By Lee Tant, The Times and Democrat, Orangeburg, S.C.

Aug. 5–More than 200 Orangeburg Consolidated School District 4 teachers took part in a three-day workshop designed to teach literacy, writing and reading in all school subjects this week.

“The philosophy behind it is that every teacher will be a literacy teacher,” said Judy Sherman, assistant superintendent of human resources, staff development and public relations.

The workshop featured 13 different presenters that instructed the teachers on how to incorporate activities into the classroom that will improve student literacy. The teachers were divided into groups based on the grade level and subjects they taught.

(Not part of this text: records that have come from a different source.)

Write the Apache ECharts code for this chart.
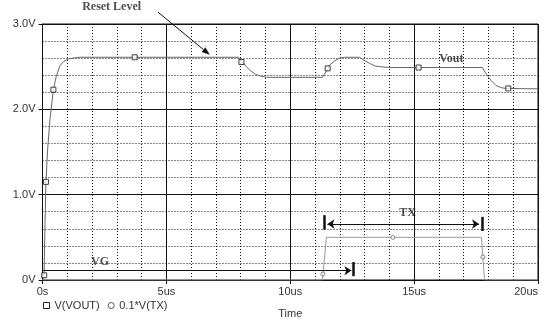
<!DOCTYPE html>
<html><head><meta charset="utf-8">
<script src="https://cdn.jsdelivr.net/npm/echarts@6/dist/echarts.min.js"></script>
<style>html,body{margin:0;padding:0;background:#fff}#c{width:548px;height:325px}</style>
</head><body><div id="c"></div>
<script>
// Time (us), volts
const voutData = [[0,0],[0.06,0.03],[0.1,0.65],[0.14,1.15],[0.2,1.5],[0.3,1.88],[0.44,2.23],[0.55,2.38],[0.7,2.51],[0.85,2.56],[1.0,2.585],[1.2,2.6],[1.5,2.61],
  [7.9,2.61],[8.0,2.58],[8.2,2.51],[8.4,2.45],[8.6,2.41],[8.8,2.39],[9.05,2.375],[11.3,2.375],[11.4,2.42],[11.5,2.47],[11.6,2.52],[11.8,2.57],[12.0,2.6],[12.2,2.61],
  [12.8,2.61],[13.0,2.57],[13.2,2.54],[13.4,2.51],[13.6,2.5],[14.0,2.49],[17.75,2.49],[17.9,2.42],[18.1,2.34],[18.3,2.28],[18.5,2.255],[18.7,2.245],[20,2.24]];
const voutMarkers = [[0.07,0.055],[0.14,1.15],[0.44,2.23],[3.72,2.61],[8.03,2.555],[11.51,2.48],[15.18,2.49],[18.8,2.245]];
const txData = [[0,0],[11.3,0],[11.46,0.5],[17.72,0.5],[17.84,0],[20,0]];
const txMarkers = [[11.32,0.07],[14.14,0.5],[17.775,0.27]];
const xTicks = ['0s','5us','10us','15us','20us'];
const yTicks = ['0V','1.0V','2.0V','3.0V'];
const notes = [
  {name:'Reset Level', value:[2.79,3.196]},
  {name:'VG', value:[2.32,0.215]},
  {name:'TX', value:[14.74,0.789]},
  {name:'Vout', value:[16.5,2.586]}
];
const resetArrow = [[4.66,3.14],[6.75,2.64]];

const chart = echarts.init(document.getElementById('c'), null, {renderer:'canvas'});
const dotted = {color:'#111', width:1, type:[1,2]};
const solid = {color:'#111', width:1};
const txtCol = '#333';
const arrowLine = (a,b,sa,sb) => [{coord:a, symbol:sa}, {coord:b, symbol:sb}];
chart.setOption({
  animation:false,
  grid:{left:42.5, right:10, top:24, bottom:45, show:true, borderColor:'#111', borderWidth:1, containLabel:false},
  xAxis:{type:'value', min:0, max:20, interval:5,
    name:'Time', nameLocation:'middle', nameGap:28, nameTextStyle:{fontSize:11, color:txtCol, fontFamily:'Liberation Sans'},
    axisLine:{lineStyle:{color:'#111'}}, axisTick:{show:true, length:4, lineStyle:{color:'#111'}},
    axisLabel:{margin:6, fontSize:11, color:txtCol, fontFamily:'Liberation Sans', alignMaxLabel:'right', formatter:v=>xTicks[v/5]},
    splitLine:{show:true, lineStyle:solid},
    minorTick:{show:false, splitNumber:5}, minorSplitLine:{show:true, lineStyle:dotted}},
  yAxis:{type:'value', min:0, max:3, interval:1,
    axisLine:{show:true, lineStyle:{color:'#111'}}, axisTick:{show:true, length:4, lineStyle:{color:'#111'}},
    axisLabel:{margin:7, fontSize:11, color:txtCol, fontFamily:'Liberation Sans', formatter:v=>yTicks[Math.round(v)]},
    splitLine:{show:true, lineStyle:solid},
    minorTick:{show:false, splitNumber:5}, minorSplitLine:{show:true, lineStyle:dotted}},
  legend:{left:38, top:295, itemWidth:6, itemHeight:6, itemGap:8, textStyle:{fontSize:11, color:txtCol, fontFamily:'Liberation Sans'},
    data:[{name:'V(VOUT)', icon:'rect', itemStyle:{color:'#fff', borderColor:'#222', borderWidth:1}},
          {name:'0.1*V(TX)', icon:'circle', itemStyle:{color:'#fff', borderColor:'#555', borderWidth:1}}]},
  series:[
    {name:'0.1*V(TX)', type:'line', data:txData, showSymbol:false, lineStyle:{color:'#999', width:1}, itemStyle:{color:'#999'}, z:3, silent:true},
    {name:'0.1*V(TX)', type:'scatter', data:txMarkers, symbol:'circle', symbolSize:4, itemStyle:{color:'#fff', borderColor:'#666', borderWidth:1}, z:4, silent:true},
    {name:'V(VOUT)', type:'line', data:voutData, showSymbol:false, lineStyle:{color:'#666', width:1}, itemStyle:{color:'#666'}, z:3, silent:true},
    {name:'V(VOUT)', type:'scatter', data:voutMarkers, symbol:'rect', symbolSize:5, itemStyle:{color:'#fff', borderColor:'#111', borderWidth:1}, z:4, silent:true},
    {name:'notes', type:'scatter', data:notes, symbolSize:0, clip:false, silent:true, z:6,
      label:{show:true, position:'inside', formatter:p=>p.name, fontFamily:'Liberation Serif', fontWeight:'bold', fontSize:12, color:'#222'}},
    {name:'arrows', type:'line', data:[], clip:false, silent:true, z:5,
      markLine:{silent:true, animation:false, symbolSize:7, label:{show:false}, lineStyle:{color:'#111', width:1, type:'solid'},
        data:[
          arrowLine([0,0.11],[12.47,0.11],'none','arrow'),
          arrowLine([11.5,0.656],[17.62,0.656],'arrow','arrow'),
          [{coord:[12.55,0.045], symbol:'none', lineStyle:{width:2.5}},{coord:[12.55,0.21], symbol:'none'}],
          [{coord:[11.38,0.59], symbol:'none', lineStyle:{width:2.5}},{coord:[11.38,0.76], symbol:'none'}],
          [{coord:[17.75,0.575], symbol:'none', lineStyle:{width:2.5}},{coord:[17.75,0.74], symbol:'none'}]
        ]}}
  ]
});
// Reset Level arrow (extends above the plot, drawn as graphic from data coords)
const a = chart.convertToPixel({gridIndex:0}, resetArrow[0]);
const b = chart.convertToPixel({gridIndex:0}, resetArrow[1]);
const dx = b[0]-a[0], dy = b[1]-a[1], L = Math.hypot(dx,dy), ux = dx/L, uy = dy/L;
const hl = 8, hw = 3;
const base = [b[0]-ux*hl, b[1]-uy*hl];
chart.setOption({graphic:[
  {type:'line', shape:{x1:a[0], y1:a[1], x2:base[0], y2:base[1]}, style:{stroke:'#111', lineWidth:1}, silent:true, z:10},
  {type:'polygon', shape:{points:[[b[0],b[1]],[base[0]-uy*hw, base[1]+ux*hw],[base[0]+uy*hw, base[1]-ux*hw]]}, style:{fill:'#111'}, silent:true, z:10}
]});
</script></body></html>
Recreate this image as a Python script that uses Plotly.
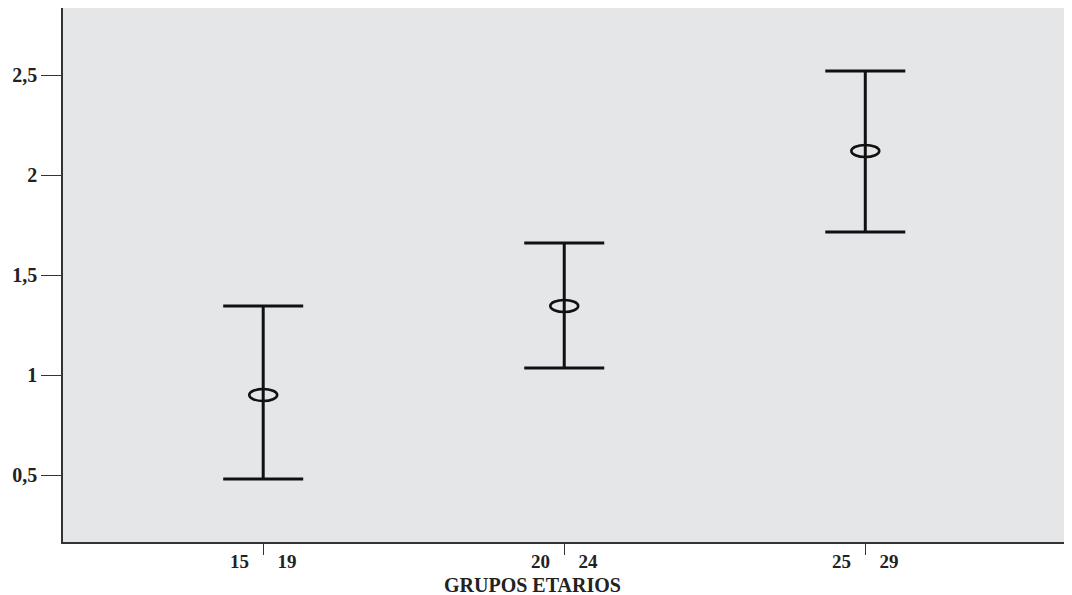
import plotly.graph_objects as go

# Data
categories = ["15 – 19", "20 – 24", "25 – 29"]
tick_labels = ["15\u00a0\u00a0\u00a0\u00a0\u00a0\u00a019", "20\u00a0\u00a0\u00a0\u00a0\u00a0\u00a024", "25\u00a0\u00a0\u00a0\u00a0\u00a0\u00a029"]
means = [0.90, 1.345, 2.12]
upper = [1.345, 1.66, 2.52]
lower = [0.48, 1.035, 1.715]
y_ticks = [0.5, 1, 1.5, 2, 2.5]
y_tick_labels = ["0,5", "1", "1,5", "2", "2,5"]

xpos = list(range(len(categories)))

fig = go.Figure()
fig.add_trace(go.Scatter(
    x=xpos, y=means, mode="markers",
    marker=dict(size=1, color="rgba(0,0,0,0)"),
    error_y=dict(type="data", symmetric=False,
                 array=[u - m for u, m in zip(upper, means)],
                 arrayminus=[m - l for m, l in zip(means, lower)],
                 color="#111111", thickness=3, width=40),
    showlegend=False, hoverinfo="skip",
))

for x, m in zip(xpos, means):
    fig.add_shape(type="circle", xref="x", yref="y",
                  xsizemode="pixel", ysizemode="pixel",
                  xanchor=x, yanchor=m, x0=-14, x1=14, y0=-6, y1=6,
                  line=dict(color="#111111", width=2.5), layer="above")

font_family = "Liberation Serif, DejaVu Serif, serif"

fig.update_layout(
    width=1064, height=587,
    margin=dict(l=55, r=2, t=0, b=53),
    paper_bgcolor="white", plot_bgcolor="#e5e6e8",
    font=dict(family=font_family, color="#222222", size=19),
    xaxis=dict(range=[-0.665, 2.68], tickvals=xpos, ticktext=tick_labels,
               ticks="outside", ticklen=11, tickwidth=1.2, tickcolor="#333333",
               ticklabelstandoff=-10, automargin=False,
               showgrid=False, zeroline=False, showline=True, linecolor="#333333",
               linewidth=1.5, mirror=True,
               tickfont=dict(family=font_family, size=19, color="#222222", weight="bold")),
    yaxis=dict(range=[0.165, 2.835], tickvals=y_ticks, ticktext=y_tick_labels,
               ticks="outside", ticklen=20, tickwidth=1.2, tickcolor="#333333",
               automargin=False,
               showgrid=False, zeroline=False, showline=True, linecolor="#333333",
               linewidth=1.5, mirror=True,
               tickfont=dict(family=font_family, size=20, color="#222222", weight="bold")),
)

fig.add_annotation(text="GRUPOS ETARIOS", xref="paper", yref="paper",
                   x=(524 - 55) / 1007, y=-(577 - 534) / 534, showarrow=False,
                   xanchor="center", yanchor="middle",
                   font=dict(family=font_family, size=20, color="#222222", weight="bold"))

fig.write_html("out.html")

“It’s much needed,” said Edisto Primary teacher Colleen Williams. She favors making the workshop an annual affair.

Williams was part of the group that listened to Lexington School District 5′s Crystal Campbell as she explained creative ways to engage students in math.

Campbell subscribes to the belief that children learn best by performing hands-on activities. She designed an obstacle course using a jump rope and other items where the teachers had to use their math skills to move to the next phase.

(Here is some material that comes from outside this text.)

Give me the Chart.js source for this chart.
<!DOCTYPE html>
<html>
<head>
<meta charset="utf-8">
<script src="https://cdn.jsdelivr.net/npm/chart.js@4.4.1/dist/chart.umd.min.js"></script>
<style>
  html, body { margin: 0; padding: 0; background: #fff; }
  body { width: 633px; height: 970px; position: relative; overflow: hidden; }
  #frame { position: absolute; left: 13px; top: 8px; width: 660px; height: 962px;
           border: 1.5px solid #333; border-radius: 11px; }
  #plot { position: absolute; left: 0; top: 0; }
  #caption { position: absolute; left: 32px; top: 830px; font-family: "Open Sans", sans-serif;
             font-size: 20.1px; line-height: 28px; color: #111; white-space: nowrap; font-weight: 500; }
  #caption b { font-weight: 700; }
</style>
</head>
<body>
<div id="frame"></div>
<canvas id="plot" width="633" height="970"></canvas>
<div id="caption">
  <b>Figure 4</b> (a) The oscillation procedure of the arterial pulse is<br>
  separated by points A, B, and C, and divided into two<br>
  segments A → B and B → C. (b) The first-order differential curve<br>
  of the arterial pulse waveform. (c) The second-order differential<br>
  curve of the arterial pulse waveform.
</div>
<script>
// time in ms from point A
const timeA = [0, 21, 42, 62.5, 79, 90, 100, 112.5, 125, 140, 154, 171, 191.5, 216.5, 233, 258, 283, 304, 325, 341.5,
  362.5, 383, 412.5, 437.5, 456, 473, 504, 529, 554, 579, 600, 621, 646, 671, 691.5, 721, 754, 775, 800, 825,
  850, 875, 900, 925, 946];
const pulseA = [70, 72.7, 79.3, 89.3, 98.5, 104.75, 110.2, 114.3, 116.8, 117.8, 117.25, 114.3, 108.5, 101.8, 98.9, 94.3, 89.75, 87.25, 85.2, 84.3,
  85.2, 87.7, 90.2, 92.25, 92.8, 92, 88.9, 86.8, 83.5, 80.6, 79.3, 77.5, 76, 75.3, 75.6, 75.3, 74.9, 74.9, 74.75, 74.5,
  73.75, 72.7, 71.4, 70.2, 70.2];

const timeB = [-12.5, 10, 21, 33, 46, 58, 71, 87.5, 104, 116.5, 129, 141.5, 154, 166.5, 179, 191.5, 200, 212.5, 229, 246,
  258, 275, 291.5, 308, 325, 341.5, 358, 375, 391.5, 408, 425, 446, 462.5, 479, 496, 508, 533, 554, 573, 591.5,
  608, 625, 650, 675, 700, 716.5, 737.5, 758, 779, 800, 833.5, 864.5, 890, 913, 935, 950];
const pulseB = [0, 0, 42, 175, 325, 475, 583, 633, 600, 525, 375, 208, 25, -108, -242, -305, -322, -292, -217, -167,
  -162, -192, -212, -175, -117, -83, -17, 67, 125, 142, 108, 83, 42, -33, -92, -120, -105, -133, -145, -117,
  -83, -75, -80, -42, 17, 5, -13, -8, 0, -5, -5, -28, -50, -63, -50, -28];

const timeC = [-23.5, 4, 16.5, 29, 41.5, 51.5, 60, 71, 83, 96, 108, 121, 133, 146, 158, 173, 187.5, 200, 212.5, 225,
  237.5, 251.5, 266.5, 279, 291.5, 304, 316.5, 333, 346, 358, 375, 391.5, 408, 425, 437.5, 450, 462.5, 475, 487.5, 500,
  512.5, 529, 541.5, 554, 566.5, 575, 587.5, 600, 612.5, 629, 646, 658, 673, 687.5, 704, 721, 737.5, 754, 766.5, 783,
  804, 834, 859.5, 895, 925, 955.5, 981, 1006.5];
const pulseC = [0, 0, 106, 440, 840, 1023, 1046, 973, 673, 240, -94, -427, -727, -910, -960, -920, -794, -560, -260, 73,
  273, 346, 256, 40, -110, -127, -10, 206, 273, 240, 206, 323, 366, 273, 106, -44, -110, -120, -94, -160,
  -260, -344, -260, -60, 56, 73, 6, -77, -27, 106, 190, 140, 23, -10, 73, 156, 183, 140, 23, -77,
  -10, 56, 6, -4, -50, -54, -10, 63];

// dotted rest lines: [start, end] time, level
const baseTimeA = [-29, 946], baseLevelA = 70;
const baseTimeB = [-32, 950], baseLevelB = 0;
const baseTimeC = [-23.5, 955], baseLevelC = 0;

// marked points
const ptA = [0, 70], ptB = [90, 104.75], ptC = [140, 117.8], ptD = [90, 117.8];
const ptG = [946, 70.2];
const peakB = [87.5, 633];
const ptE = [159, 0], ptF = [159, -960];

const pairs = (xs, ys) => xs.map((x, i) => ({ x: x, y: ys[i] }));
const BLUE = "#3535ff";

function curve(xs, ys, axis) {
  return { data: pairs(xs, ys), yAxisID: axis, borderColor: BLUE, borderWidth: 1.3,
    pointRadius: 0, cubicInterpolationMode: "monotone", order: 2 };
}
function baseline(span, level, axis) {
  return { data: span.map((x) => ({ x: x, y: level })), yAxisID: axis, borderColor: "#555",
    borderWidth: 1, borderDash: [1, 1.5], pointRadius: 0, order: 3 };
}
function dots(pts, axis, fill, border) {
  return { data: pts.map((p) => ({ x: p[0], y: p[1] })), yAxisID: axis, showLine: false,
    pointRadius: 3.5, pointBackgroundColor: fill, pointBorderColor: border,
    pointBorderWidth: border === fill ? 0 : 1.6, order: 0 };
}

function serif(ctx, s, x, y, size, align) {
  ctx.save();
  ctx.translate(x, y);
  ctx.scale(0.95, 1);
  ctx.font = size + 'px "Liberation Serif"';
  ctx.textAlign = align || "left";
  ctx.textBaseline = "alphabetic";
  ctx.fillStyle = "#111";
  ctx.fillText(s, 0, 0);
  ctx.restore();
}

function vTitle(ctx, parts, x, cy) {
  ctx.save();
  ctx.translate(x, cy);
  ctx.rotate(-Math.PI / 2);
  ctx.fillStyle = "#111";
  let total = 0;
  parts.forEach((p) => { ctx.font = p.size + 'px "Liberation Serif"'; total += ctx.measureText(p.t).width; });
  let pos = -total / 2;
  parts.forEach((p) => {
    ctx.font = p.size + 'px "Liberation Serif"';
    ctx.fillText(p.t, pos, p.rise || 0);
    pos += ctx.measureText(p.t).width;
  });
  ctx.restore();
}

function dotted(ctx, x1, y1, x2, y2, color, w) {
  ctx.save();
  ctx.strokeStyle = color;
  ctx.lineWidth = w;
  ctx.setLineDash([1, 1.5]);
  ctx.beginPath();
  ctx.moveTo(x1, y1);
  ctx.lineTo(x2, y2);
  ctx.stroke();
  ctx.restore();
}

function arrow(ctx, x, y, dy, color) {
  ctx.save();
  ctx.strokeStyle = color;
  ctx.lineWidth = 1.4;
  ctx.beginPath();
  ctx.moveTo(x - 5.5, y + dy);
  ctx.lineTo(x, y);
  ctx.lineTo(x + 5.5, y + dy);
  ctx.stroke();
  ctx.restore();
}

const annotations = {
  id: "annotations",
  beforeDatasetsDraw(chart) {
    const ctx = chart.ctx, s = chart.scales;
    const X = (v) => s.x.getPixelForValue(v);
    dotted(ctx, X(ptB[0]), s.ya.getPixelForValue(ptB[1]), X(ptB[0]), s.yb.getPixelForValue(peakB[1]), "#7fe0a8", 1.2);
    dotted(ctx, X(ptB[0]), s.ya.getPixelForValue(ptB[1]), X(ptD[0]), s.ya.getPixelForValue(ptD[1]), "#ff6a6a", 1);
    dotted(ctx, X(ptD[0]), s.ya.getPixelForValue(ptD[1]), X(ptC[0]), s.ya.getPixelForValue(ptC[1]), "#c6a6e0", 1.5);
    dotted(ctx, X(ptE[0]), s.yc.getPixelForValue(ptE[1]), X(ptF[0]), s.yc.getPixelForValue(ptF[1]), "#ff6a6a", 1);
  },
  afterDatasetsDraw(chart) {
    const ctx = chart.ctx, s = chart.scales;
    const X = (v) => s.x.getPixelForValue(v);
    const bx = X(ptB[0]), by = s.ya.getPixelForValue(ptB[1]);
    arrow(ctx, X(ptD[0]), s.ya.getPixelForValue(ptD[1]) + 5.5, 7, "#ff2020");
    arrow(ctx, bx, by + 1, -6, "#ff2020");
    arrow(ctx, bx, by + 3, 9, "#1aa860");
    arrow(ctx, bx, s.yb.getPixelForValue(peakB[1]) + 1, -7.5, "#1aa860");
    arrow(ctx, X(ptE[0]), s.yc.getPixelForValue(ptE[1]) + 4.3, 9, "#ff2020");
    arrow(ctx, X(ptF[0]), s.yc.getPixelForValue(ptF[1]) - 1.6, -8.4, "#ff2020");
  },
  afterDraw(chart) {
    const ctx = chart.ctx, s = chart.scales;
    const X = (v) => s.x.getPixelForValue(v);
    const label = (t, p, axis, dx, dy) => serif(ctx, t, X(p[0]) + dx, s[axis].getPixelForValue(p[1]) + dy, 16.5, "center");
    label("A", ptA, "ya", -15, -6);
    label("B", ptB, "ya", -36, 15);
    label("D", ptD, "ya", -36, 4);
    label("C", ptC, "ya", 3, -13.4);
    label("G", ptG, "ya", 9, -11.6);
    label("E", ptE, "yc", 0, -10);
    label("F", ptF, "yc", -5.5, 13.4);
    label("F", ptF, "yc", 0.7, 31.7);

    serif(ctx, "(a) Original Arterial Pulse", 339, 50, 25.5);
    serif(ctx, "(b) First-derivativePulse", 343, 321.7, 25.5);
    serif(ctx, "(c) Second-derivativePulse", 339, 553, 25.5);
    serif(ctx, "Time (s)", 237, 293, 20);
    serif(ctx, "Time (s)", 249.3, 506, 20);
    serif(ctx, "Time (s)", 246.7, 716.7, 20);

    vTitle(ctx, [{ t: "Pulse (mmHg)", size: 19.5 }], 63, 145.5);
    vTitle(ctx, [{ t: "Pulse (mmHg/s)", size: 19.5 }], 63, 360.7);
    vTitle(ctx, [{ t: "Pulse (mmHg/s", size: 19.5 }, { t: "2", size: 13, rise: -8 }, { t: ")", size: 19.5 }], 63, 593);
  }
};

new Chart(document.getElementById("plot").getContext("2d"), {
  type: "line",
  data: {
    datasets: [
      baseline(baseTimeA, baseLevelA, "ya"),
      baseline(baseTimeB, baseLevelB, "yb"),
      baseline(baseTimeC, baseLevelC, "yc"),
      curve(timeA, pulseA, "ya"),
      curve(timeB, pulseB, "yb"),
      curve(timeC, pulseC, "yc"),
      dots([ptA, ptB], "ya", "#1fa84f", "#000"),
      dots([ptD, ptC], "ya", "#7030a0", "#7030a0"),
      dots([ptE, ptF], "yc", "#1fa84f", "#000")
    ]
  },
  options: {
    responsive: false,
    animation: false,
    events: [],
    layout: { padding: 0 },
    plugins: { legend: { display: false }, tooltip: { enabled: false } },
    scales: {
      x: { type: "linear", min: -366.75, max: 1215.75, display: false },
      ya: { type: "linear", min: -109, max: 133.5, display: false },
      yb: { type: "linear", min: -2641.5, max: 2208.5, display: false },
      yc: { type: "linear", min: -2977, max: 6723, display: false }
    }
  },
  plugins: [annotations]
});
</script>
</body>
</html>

“By having to jump three times (using a jump rope), they understand the concept of three because they had to do it three times,” Campbell said.

Branchville High School science teacher Starr Bright said she learned methods to improve her student’s literacy abilities in her classes, such as solving scientific issues using word problems.

Bright said the workshop gives teachers “tricks and ideas in the bag” that should improve test scores in all subjects.

The workshop was the idea of OCSD 4 Superintendent Dr.

Darrell Johnson. He said it had three main objectives: to have all students be literate readers by the end of the third grade, create a culture in the district where every teacher is a literacy teacher and get children to enjoy reading.

“If we can get kids to enjoy reading, they’ll be doing good in all other areas when they leave us to go to college or work,” Johnson said.